§ **TO DO**: Word for word, transcribe the lines below and drop the pictures.

§ **AVAILABLE DATA**:
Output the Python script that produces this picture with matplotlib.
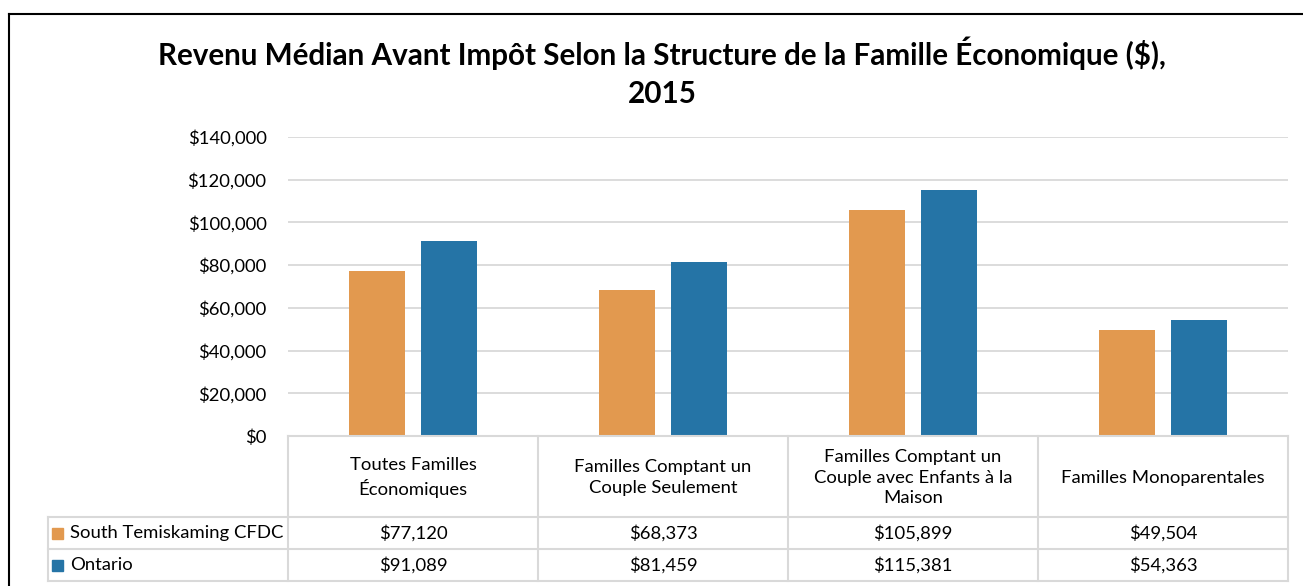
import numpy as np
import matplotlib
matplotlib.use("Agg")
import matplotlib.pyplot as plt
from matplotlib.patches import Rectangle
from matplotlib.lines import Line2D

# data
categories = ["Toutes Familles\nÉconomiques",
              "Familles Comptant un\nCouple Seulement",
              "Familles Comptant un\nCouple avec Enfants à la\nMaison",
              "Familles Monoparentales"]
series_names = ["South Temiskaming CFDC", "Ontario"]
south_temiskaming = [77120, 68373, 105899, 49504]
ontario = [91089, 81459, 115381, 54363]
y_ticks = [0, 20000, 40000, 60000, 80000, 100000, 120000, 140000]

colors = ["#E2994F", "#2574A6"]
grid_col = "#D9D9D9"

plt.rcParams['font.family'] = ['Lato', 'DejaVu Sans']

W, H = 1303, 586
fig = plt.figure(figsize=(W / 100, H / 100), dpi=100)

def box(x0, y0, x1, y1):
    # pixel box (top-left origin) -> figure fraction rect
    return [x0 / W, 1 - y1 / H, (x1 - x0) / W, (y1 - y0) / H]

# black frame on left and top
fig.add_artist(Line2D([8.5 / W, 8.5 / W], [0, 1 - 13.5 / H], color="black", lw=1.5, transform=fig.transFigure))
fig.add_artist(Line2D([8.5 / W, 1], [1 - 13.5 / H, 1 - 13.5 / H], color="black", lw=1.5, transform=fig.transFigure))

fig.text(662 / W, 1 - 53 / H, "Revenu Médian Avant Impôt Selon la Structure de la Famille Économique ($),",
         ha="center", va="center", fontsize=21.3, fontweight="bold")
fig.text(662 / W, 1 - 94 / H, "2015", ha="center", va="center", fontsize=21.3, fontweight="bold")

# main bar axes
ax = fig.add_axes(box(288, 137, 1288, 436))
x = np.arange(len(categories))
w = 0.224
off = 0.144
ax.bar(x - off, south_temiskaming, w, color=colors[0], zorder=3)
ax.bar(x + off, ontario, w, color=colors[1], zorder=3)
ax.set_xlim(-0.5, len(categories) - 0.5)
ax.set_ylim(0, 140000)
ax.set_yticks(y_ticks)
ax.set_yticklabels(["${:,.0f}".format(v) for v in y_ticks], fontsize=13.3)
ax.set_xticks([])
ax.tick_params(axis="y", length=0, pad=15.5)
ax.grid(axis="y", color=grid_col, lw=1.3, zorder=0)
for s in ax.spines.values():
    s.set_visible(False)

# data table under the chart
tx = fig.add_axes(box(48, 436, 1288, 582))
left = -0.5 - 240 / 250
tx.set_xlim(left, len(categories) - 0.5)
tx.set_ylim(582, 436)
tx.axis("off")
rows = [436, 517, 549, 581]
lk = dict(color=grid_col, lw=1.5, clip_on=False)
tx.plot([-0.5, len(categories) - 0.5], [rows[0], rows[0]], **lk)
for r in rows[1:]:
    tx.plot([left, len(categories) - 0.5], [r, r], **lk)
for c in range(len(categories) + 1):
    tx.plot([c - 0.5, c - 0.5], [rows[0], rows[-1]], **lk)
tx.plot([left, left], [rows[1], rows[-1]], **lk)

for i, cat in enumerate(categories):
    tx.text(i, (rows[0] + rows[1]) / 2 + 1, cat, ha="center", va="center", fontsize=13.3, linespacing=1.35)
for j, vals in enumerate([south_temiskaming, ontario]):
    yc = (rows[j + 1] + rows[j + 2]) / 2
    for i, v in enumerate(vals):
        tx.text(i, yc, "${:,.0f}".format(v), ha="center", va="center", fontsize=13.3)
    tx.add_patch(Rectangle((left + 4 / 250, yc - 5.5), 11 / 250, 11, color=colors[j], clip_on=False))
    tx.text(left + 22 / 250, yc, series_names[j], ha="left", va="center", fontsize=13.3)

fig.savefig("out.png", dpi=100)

§ **RESULT OF THE TASK**:
Output the Python script that produces this picture with matplotlib.
import numpy as np
import matplotlib
matplotlib.use("Agg")
import matplotlib.pyplot as plt
from matplotlib.patches import Rectangle
from matplotlib.lines import Line2D

# data
categories = ["Toutes Familles\nÉconomiques",
              "Familles Comptant un\nCouple Seulement",
              "Familles Comptant un\nCouple avec Enfants à la\nMaison",
              "Familles Monoparentales"]
series_names = ["South Temiskaming CFDC", "Ontario"]
south_temiskaming = [77120, 68373, 105899, 49504]
ontario = [91089, 81459, 115381, 54363]
y_ticks = [0, 20000, 40000, 60000, 80000, 100000, 120000, 140000]

colors = ["#E2994F", "#2574A6"]
grid_col = "#D9D9D9"

plt.rcParams['font.family'] = ['Lato', 'DejaVu Sans']

W, H = 1303, 586
fig = plt.figure(figsize=(W / 100, H / 100), dpi=100)

def box(x0, y0, x1, y1):
    # pixel box (top-left origin) -> figure fraction rect
    return [x0 / W, 1 - y1 / H, (x1 - x0) / W, (y1 - y0) / H]

# black frame on left and top
fig.add_artist(Line2D([8.5 / W, 8.5 / W], [0, 1 - 13.5 / H], color="black", lw=1.5, transform=fig.transFigure))
fig.add_artist(Line2D([8.5 / W, 1], [1 - 13.5 / H, 1 - 13.5 / H], color="black", lw=1.5, transform=fig.transFigure))

fig.text(662 / W, 1 - 53 / H, "Revenu Médian Avant Impôt Selon la Structure de la Famille Économique ($),",
         ha="center", va="center", fontsize=21.3, fontweight="bold")
fig.text(662 / W, 1 - 94 / H, "2015", ha="center", va="center", fontsize=21.3, fontweight="bold")

# main bar axes
ax = fig.add_axes(box(288, 137, 1288, 436))
x = np.arange(len(categories))
w = 0.224
off = 0.144
ax.bar(x - off, south_temiskaming, w, color=colors[0], zorder=3)
ax.bar(x + off, ontario, w, color=colors[1], zorder=3)
ax.set_xlim(-0.5, len(categories) - 0.5)
ax.set_ylim(0, 140000)
ax.set_yticks(y_ticks)
ax.set_yticklabels(["${:,.0f}".format(v) for v in y_ticks], fontsize=13.3)
ax.set_xticks([])
ax.tick_params(axis="y", length=0, pad=15.5)
ax.grid(axis="y", color=grid_col, lw=1.3, zorder=0)
for s in ax.spines.values():
    s.set_visible(False)

# data table under the chart
tx = fig.add_axes(box(48, 436, 1288, 582))
left = -0.5 - 240 / 250
tx.set_xlim(left, len(categories) - 0.5)
tx.set_ylim(582, 436)
tx.axis("off")
rows = [436, 517, 549, 581]
lk = dict(color=grid_col, lw=1.5, clip_on=False)
tx.plot([-0.5, len(categories) - 0.5], [rows[0], rows[0]], **lk)
for r in rows[1:]:
    tx.plot([left, len(categories) - 0.5], [r, r], **lk)
for c in range(len(categories) + 1):
    tx.plot([c - 0.5, c - 0.5], [rows[0], rows[-1]], **lk)
tx.plot([left, left], [rows[1], rows[-1]], **lk)

for i, cat in enumerate(categories):
    tx.text(i, (rows[0] + rows[1]) / 2 + 1, cat, ha="center", va="center", fontsize=13.3, linespacing=1.35)
for j, vals in enumerate([south_temiskaming, ontario]):
    yc = (rows[j + 1] + rows[j + 2]) / 2
    for i, v in enumerate(vals):
        tx.text(i, yc, "${:,.0f}".format(v), ha="center", va="center", fontsize=13.3)
    tx.add_patch(Rectangle((left + 4 / 250, yc - 5.5), 11 / 250, 11, color=colors[j], clip_on=False))
    tx.text(left + 22 / 250, yc, series_names[j], ha="left", va="center", fontsize=13.3)

fig.savefig("out.png", dpi=100)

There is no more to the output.